Well, Philip Garrido, the man accused of holding Jaycee Dugard captive for 18 years, was expected to accept a plea bargain, but attorneys say that deal was canceled. He faces 18 counts, including rape and kidnapping.

Another powerful earthquake rocked Japan, rattling nerves and prompting a tsunami warning and evacuation of that crippled nuclear power plant, but there was little damage, and the deadly wave never materialized. Japanese officials say the quake measured 7.4. U.S. experts are putting it at 7.1.

And Sarah Palin's unfavorable ratings is at a new high. NBC News/"Wall Street Journal" poll says 53 percent of those asked have a negative or very negative view of the former Republican vice- presidential candidate, and only 25 percent give her high marks -- Wolf.

BLITZER: Thanks very much, Lisa, for that.

A little clarification right now. Republicans want to cut funding to Planned Parenthood because Planned Parenthood, they say, provides abortions, which it does, of course, though abortions are not paid for by federal funds, haven't been paid by federal funds for decades.

The federal government does currently reimburse women who go to Planned Parenthood for other health issues, including pregnancy testing, HIV testing, and breast exams. A clarification.

Jack Cafferty is coming up next. Then, Republican Tea Party favorite Michele Bachmann, she'll be a guest on "JOHN KING USA" right at the top of the hour.

(COMMERCIAL BREAK)

BLITZER: Get right back to Jack for "The Cafferty File" -- Jack.

JACK CAFFERTY, CNN ANCHOR: The question this hour is: "How much do you care if there is a government shutdown?"

Kevin in Annapolis, Maryland: "A lot. This game playing is already costing us money, and now if it all boils down to a bunch of ideological riders that couldn't be accomplished in a straight up or down vote, I'm even more incensed. Focus on the task at hand." John in Lima, Ohio: "Well, since many of the things the federal government does could be better handled by the states, I prefer much of the federal government to be shut down permanently, and if while shut down, they're not spending our money, even better.
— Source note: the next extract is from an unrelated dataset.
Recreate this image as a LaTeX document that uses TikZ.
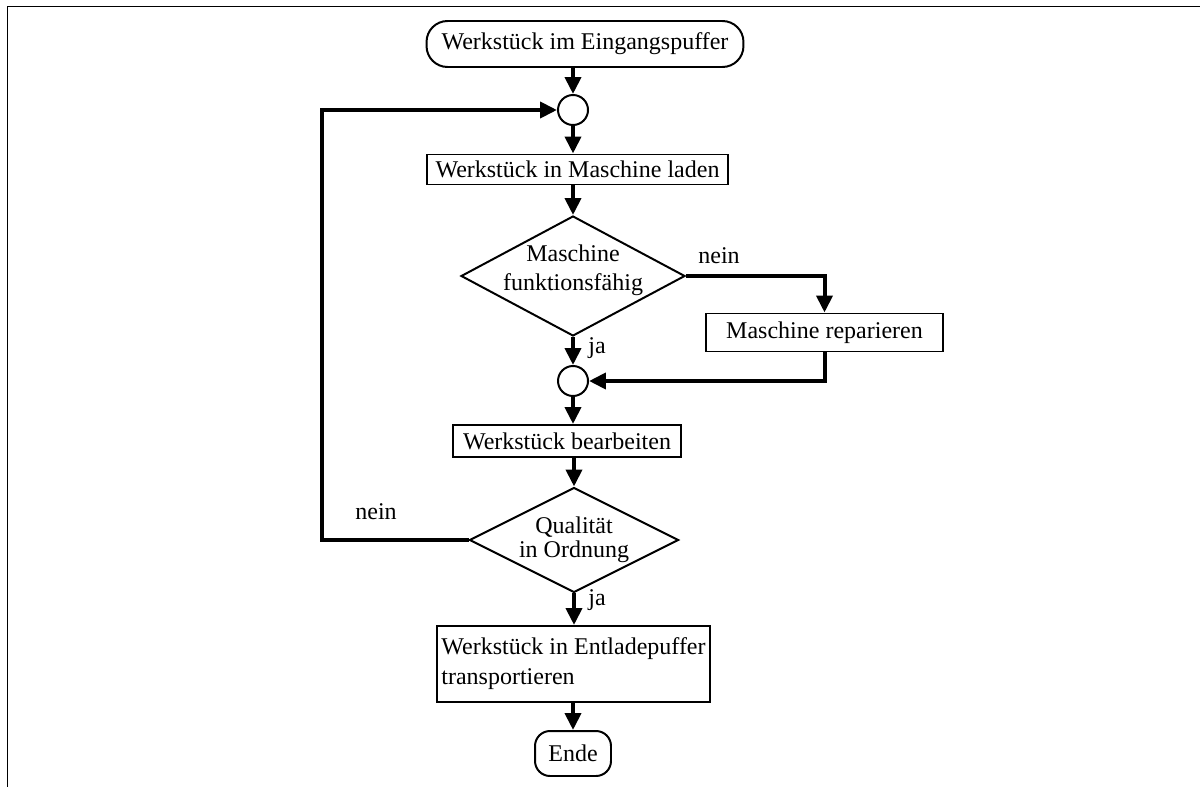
\documentclass[tikz,border=0pt]{standalone}
\usepackage{fontspec}
\setmainfont{Liberation Serif}
\usetikzlibrary{arrows.meta,shapes.geometric}

\tikzset{
  txt/.style={font=\fontsize{13.66pt}{16.4pt}\selectfont, inner sep=0pt},
  outline/.style={draw, line width=1.13pt, txt},
  procbox/.style={outline, rectangle, inner sep=2pt},
  termbox/.style={outline, rectangle, rounded corners=#1},
  joint/.style={outline, circle, minimum size=0.6cm},
  decision/.style={outline, diamond},
  flow/.style={line width=2.27pt, -{Triangle[length=9.6pt,width=9pt]}},
  flowline/.style={line width=2.27pt},
  lbl/.style={txt, anchor=base west},
  frame/.style={line width=1.13pt}
}

\begin{document}
\begin{tikzpicture}[x=0.02cm, y=-0.02cm]
  \useasboundingbox (0,0) rectangle (1200,787);

  % page frame (top and left edge)
  \coordinate (fbl) at (7.5,787);
  \coordinate (ftl) at (7.5,6.5);
  \coordinate (ftr) at (1200,6.5);
  \draw[frame] (fbl) -- (ftl) -- (ftr);

  % nodes
  \node[termbox=0.42cm, minimum width=6.34cm, minimum height=0.92cm] (start) at (585,44) {Werkstück im Eingangspuffer};
  \node[joint] (c1) at (573,110) {};
  \node[procbox, minimum width=6.02cm, minimum height=0.6cm] (load) at (577.5,169.5) {Werkstück in Maschine laden};
  \node[decision, minimum width=4.48cm, minimum height=2.4cm] (d1) at (573,276) {};
  \node[txt, align=center, font=\fontsize{13.66pt}{16.4pt}\selectfont] (d1t) at (573,270) {Maschine\\funktionsfähig};
  \node[procbox, minimum width=4.74cm, minimum height=0.76cm] (rep) at (824.5,332.5) {Maschine reparieren};
  \node[joint] (c2) at (573,381) {};
  \node[procbox, minimum width=4.56cm, minimum height=0.64cm] (work) at (567,441) {Werkstück bearbeiten};
  \node[decision, minimum width=4.18cm, minimum height=2.1cm] (d2) at (574,540) {};
  \node[txt, align=center, font=\fontsize{13.66pt}{13.6pt}\selectfont] (d2t) at (574,539.5) {Qualität\\in Ordnung};
  \node[procbox, align=left, font=\fontsize{13.66pt}{17pt}\selectfont, minimum width=5.46cm, minimum height=1.52cm] (unload) at (573.5,664) {Werkstück in Entladepuffer\\transportieren};
  \node[termbox=0.3cm, minimum width=1.52cm, minimum height=0.9cm] (end) at (573,753.5) {Ende};

  % connectors
  \draw[flow] (start.south -| c1.north) -- (c1.north);
  \draw[flow] (c1.south) -- (c1.south |- load.north);
  \draw[flow] (load.south -| d1.north) -- (d1.north);
  \draw[flow] (d1.east) -| (rep.north);
  \draw[flow] (rep.south) |- (c2.east);
  \draw[flow] (d1.south) -- (c2.north);
  \draw[flow] (c2.south) -- (c2.south |- work.north);
  \draw[flow] (work.south -| d2.north) -- (d2.north);
  \coordinate (loop) at (322,540);
  \draw[flow] (d2.west) -- (loop) -- (loop |- c1.west) -- (c1.west);
  \draw[flow] (d2.south) -- (d2.south |- unload.north);
  \draw[flow] (unload.south -| end.north) -- (end.north);

  % branch labels
  \node[lbl] (n1) at (698,263) {nein};
  \node[lbl] (j1) at (588,353) {ja};
  \node[lbl] (n2) at (355,519) {nein};
  \node[lbl] (j2) at (588,605) {ja};
\end{tikzpicture}
\end{document}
If the Republicans cave on this, I will be ticked."

E.J. writes, "Why is it that politicians can get away with murder in the United States? Look at what's happening in the Middle East to rulers who just take and take and take? Maybe the people in the U.S. ought to get the guts that people in the Middle East have and take back their own country."

Ben in Massachusetts: "Here we have this presidential commission that lays out the financial crisis and the strategy to solve it. The president, both parties in the House and Senate say what a good job the commission has done, and then they commence to squabble over billions when the problem involves trillions. They ought to act in the spirit of that commission instead of revealing themselves as modern-day Neros. It is just so embarrassing."

Jimmy in North Carolina says, "No problem as long as President Obama can still get a golf cart."

Donald in New Mexico: "Whenever the government shuts down, all of Congress should be fired and new people elected. If they all left, it would take at least a nanosecond for a new Congress to be bought and put in place."

And Craig in Scottsdale, Arizona: "I, for one, am thrilled. As one of the dwindling numbers of Americans that actually pays federal income tax, it gives me great joy that the bloated bureaucracy is shutting down. It's the same feeling I get when I hear when my air conditioning unit shut off."

If you want to read more on the subject, go to my blog -- Wolf: CNN.com/CaffertyFile.

BLITZER: Jack, thanks very much.

That's it for me. Thanks very much for watching. I'm Wolf Blitzer in THE SITUATION ROOM.

"JOHN KING USA" starts right now.

JOHN KING, CNN ANCHOR: Thanks, Wolf.